Arram’s Qualifications

Education & Certification

Undergraduate Degree: Colorado College - Bachelor in Arts, Romance Languages and Literatures

Test Scores

ACT Composite: 29

Hobbies

Tennis, lifting, hiking, learning languages, piano, programming


Q & A

What is your teaching philosophy?

As a teacher, I believe it is more my job to guide a student through their own learning process. As such, I only help as much as a need to. Students learn by teaching themselves, not by watching someone else do the work. A teacher is mainly there to provide direction and clues. The student must struggle a bit on their own to arrive at a solid understanding of the material.

What might you do in a typical first session with a student?

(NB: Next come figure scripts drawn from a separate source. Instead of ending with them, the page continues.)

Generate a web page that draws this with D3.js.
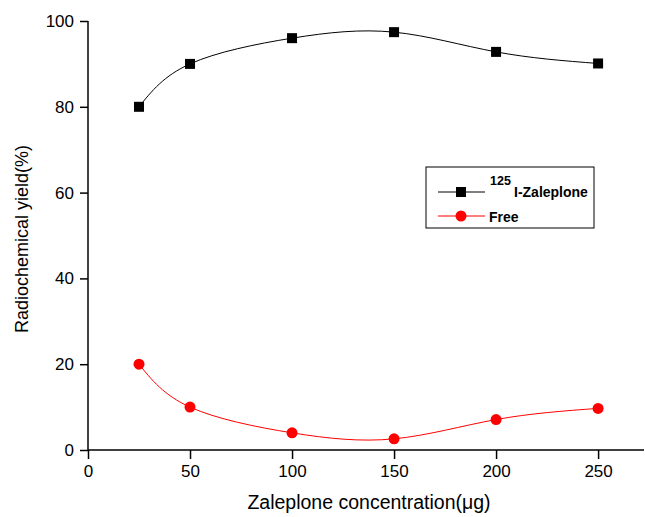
<!DOCTYPE html>
<html>
<head>
<meta charset="utf-8">
<script src="https://cdn.jsdelivr.net/npm/d3@7"></script>
<style>
body { margin: 0; background: #fff; }
text { font-family: Arial, "Liberation Sans", sans-serif; }
</style>
</head>
<body>
<script>
var concentrations = [25, 50, 100, 150, 200, 250];
var zaleplone = [80, 90, 96, 97.4, 92.8, 90.1];
var free = [20, 10, 4, 2.6, 7.1, 9.7];
var xTicks = [0, 50, 100, 150, 200, 250];
var yTicks = [0, 20, 40, 60, 80, 100];

var width = 645, height = 517;

var x = d3.scaleLinear().domain([0, 272.5]).range([88, 644]);
var y = d3.scaleLinear().domain([0, 100]).range([450, 21]);

var svg = d3.select("body").append("svg")
    .attr("width", width)
    .attr("height", height);

// x axis
var xAxis = svg.append("g").attr("transform", "translate(0,450)");
xAxis.call(d3.axisBottom(x).tickValues(d3.range(25, 275, 50)).tickSize(5).tickFormat(""));
xAxis.call(d3.axisBottom(x).tickValues(xTicks).tickSize(9).tickPadding(6));
xAxis.selectAll(".domain").remove();
xAxis.append("line").attr("x1", 88).attr("x2", 644).attr("stroke", "#000").attr("stroke-width", 1.5);

// y axis
var yAxis = svg.append("g").attr("transform", "translate(88,0)");
yAxis.call(d3.axisLeft(y).tickValues(d3.range(10, 100, 20)).tickSize(5).tickFormat(""));
yAxis.call(d3.axisLeft(y).tickValues(yTicks).tickSize(8).tickPadding(6));
yAxis.selectAll(".domain").remove();
yAxis.append("line").attr("y1", 21).attr("y2", 450).attr("stroke", "#000").attr("stroke-width", 1.5);

svg.selectAll(".tick line").attr("stroke", "#000").attr("stroke-width", 1.5);
svg.selectAll(".tick text").attr("fill", "#000").style("font-size", "17px");

// axis titles
svg.append("text")
    .attr("x", 369).attr("y", 509)
    .attr("text-anchor", "middle")
    .style("font-size", "19.5px")
    .text("Zaleplone concentration(\u03bcg)");

svg.append("text")
    .attr("transform", "translate(28,239) rotate(-90)")
    .attr("text-anchor", "middle")
    .style("font-size", "18px")
    .text("Radiochemical yield(%)");

var line = function(vals) {
    return d3.line()
        .x(function(d, i) { return x(concentrations[i]); })
        .y(function(d) { return y(d); })
        .curve(d3.curveNatural)(vals);
};

svg.append("path").attr("d", line(zaleplone))
    .attr("fill", "none").attr("stroke", "#000").attr("stroke-width", 1);
svg.append("path").attr("d", line(free))
    .attr("fill", "none").attr("stroke", "red").attr("stroke-width", 1);

svg.selectAll("rect.pt").data(zaleplone).enter().append("rect")
    .attr("class", "pt")
    .attr("x", function(d, i) { return x(concentrations[i]) - 5; })
    .attr("y", function(d) { return y(d) - 5; })
    .attr("width", 10).attr("height", 10)
    .attr("fill", "#000");

svg.selectAll("circle.pt").data(free).enter().append("circle")
    .attr("class", "pt")
    .attr("cx", function(d, i) { return x(concentrations[i]); })
    .attr("cy", function(d) { return y(d); })
    .attr("r", 5.5)
    .attr("fill", "red");

// legend
var lg = svg.append("g");
lg.append("rect").attr("x", 426).attr("y", 167).attr("width", 168).attr("height", 61)
    .attr("fill", "#fff").attr("stroke", "#000").attr("stroke-width", 1);
lg.append("line").attr("x1", 438).attr("x2", 485).attr("y1", 192).attr("y2", 192).attr("stroke", "#000");
lg.append("rect").attr("x", 456).attr("y", 187).attr("width", 10).attr("height", 10).attr("fill", "#000");
lg.append("line").attr("x1", 438).attr("x2", 485).attr("y1", 216).attr("y2", 216).attr("stroke", "red");
lg.append("circle").attr("cx", 461).attr("cy", 216).attr("r", 5.5).attr("fill", "red");

var t1 = lg.append("text").attr("x", 490).attr("y", 197)
    .style("font-weight", "bold");
t1.append("tspan").attr("dy", "-12").style("font-size", "12.5px").text("125");
t1.append("tspan").attr("x", 514).attr("dy", "12").style("font-size", "14px").text("I-Zaleplone");
lg.append("text").attr("x", 489).attr("y", 222)
    .style("font-size", "14px").style("font-weight", "bold").text("Free");
</script>
</body>
</html>
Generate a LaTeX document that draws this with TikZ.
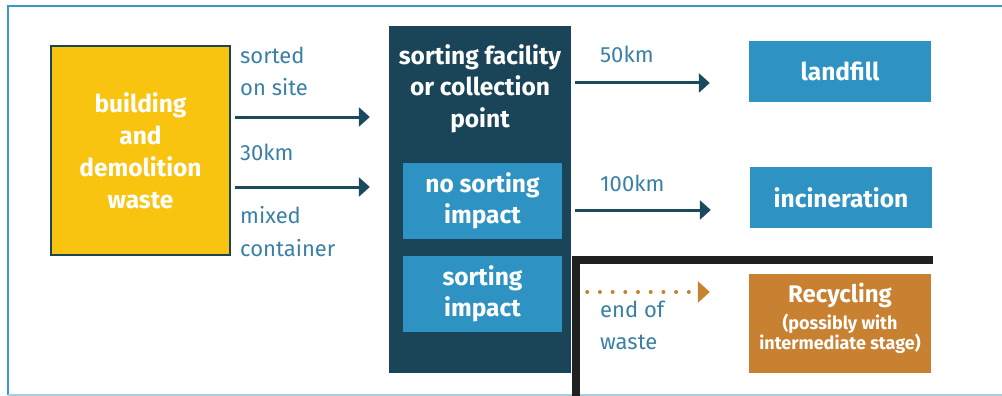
\documentclass[tikz,border=0pt]{standalone}
\usepackage{fontspec}
\setmainfont{Fira Sans}
\usetikzlibrary{arrows.meta}
\definecolor{yellowc}{HTML}{F8C40F}
\definecolor{navy}{HTML}{1A4559}
\definecolor{arrowc}{HTML}{1B4A5F}
\definecolor{bluebox}{HTML}{2E93C2}
\definecolor{orangec}{HTML}{C88031}
\definecolor{labelc}{HTML}{3A80A5}
\definecolor{framec}{HTML}{3A96CB}
\definecolor{framelight}{HTML}{A8CEDE}
\definecolor{blackc}{HTML}{1F2020}
\tikzset{
  box/.style={rectangle, inner sep=0pt, text=white, align=center,
    font=\bfseries\fontsize{24.5}{31.5}\selectfont},
  lbl/.style={inner sep=0pt, anchor=west, align=left, text=labelc,
    font=\fontsize{22}{32.5}\selectfont},
  arr/.style={draw=arrowc, line width=3pt,
    -{Triangle[length=11pt,width=19pt]}},
  dotarr/.style={draw=orangec, line width=4pt, line cap=round,
    dash pattern=on 0pt off 12.7pt,
    -{Triangle[length=12pt,width=21pt,fill=orangec,line cap=butt]}}
}
\begin{document}
\begin{tikzpicture}[x=1pt,y=-1pt]
\useasboundingbox (0,0) rectangle (1002,396);
% frame
\draw[framec, line width=2pt] (1002,6) -- (8,6) -- (8,395);
\draw[framelight, line width=1.5pt] (8,395) -- (1002,395);
% source
\node[box, fill=yellowc, draw=navy, line width=2pt, minimum width=179pt,
  minimum height=209pt, font=\bfseries\fontsize{24.5}{32}\selectfont]
  (src) at (140.5,150.5) {building\\and\\demolition\\waste};
% facility
\node[rectangle, fill=navy, inner sep=0pt, minimum width=182pt,
  minimum height=347pt] (fac) at (480,199.5) {};
\node[box] (factitle) at (480,88.5) {sorting facility\\or collection\\point};
\node[box, fill=bluebox, minimum width=159pt, minimum height=76pt]
  (nosort) at (482.5,201) {no sorting\\impact};
\node[box, fill=bluebox, minimum width=159pt, minimum height=76pt]
  (sort) at (482.5,294) {sorting\\impact};
% destinations
\node[box, fill=bluebox, minimum width=182pt, minimum height=61pt]
  (land) at (840,71.5) {landfill};
\node[box, fill=bluebox, minimum width=182pt, minimum height=61pt]
  (inc) at (841,197.5) {incineration};
\node[rectangle, fill=orangec, inner sep=0pt, minimum width=182pt,
  minimum height=99pt] (rec) at (840,323.5) {};
\node[box, font=\bfseries\fontsize{18}{19}\selectfont]
  (rectext) at (840,318.5)
  {{\fontsize{24}{24}\selectfont Recycling}\\[5pt](possibly with\\intermediate stage)};
% L-shaped black line
\draw[blackc, line width=8pt] (575.5,396) -- (575.5,260) -- (933,260);
% connectors
\coordinate (r1) at (0,117);
\coordinate (r2) at (0,187);
\coordinate (r3) at (0,83);
\coordinate (r4) at (0,210);
\coordinate (r5) at (0,292);
\draw[arr, shorten <=4pt, shorten >=19pt] (src.east |- r1) -- (fac.west |- r1);
\draw[arr, shorten <=4pt, shorten >=19pt] (src.east |- r2) -- (fac.west |- r2);
\draw[arr, shorten <=4pt, shorten >=39pt] (fac.east |- r3) -- (land.west |- r3);
\draw[arr, shorten <=4pt, shorten >=39pt] (fac.east |- r4) -- (inc.west |- r4);
\draw[dotarr, shorten <=16pt, shorten >=39pt] (fac.east |- r5) -- (rec.west |- r5);
% labels
\node[lbl] (l1) at (240,71.5) {sorted\\on site};
\node[lbl] (l2) at (240,152.5) {30km};
\node[lbl] (l3) at (240,231.5) {mixed\\container};
\node[lbl] (l4) at (600,54.5) {50km};
\node[lbl] (l5) at (600,183.5) {100km};
\node[lbl] (l6) at (600,325.5) {end of\\waste};
\end{tikzpicture}
\end{document}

I would ask them why they want to learn the material, what point they are at and what difficulties they have with it. I would then draw out a series of lesson plans specific to that student.

How can you help a student become an independent learner?

A student becomes an independent learner when they are willing to struggle in the face of difficulty instead of relying on the instructor to help them. The more a student struggles themselves, the better they will understand the material.

How would you help a student stay motivated?

I would make the student understand that patience is a virtue and that any improvement matters.

If a student has difficulty learning a skill or concept, what would you do?

I would try to use a way they haven't been taught before. I am fine with turning to other sources for instruction. Sometimes it just takes another voice telling a student the same thing for the process to click in their head.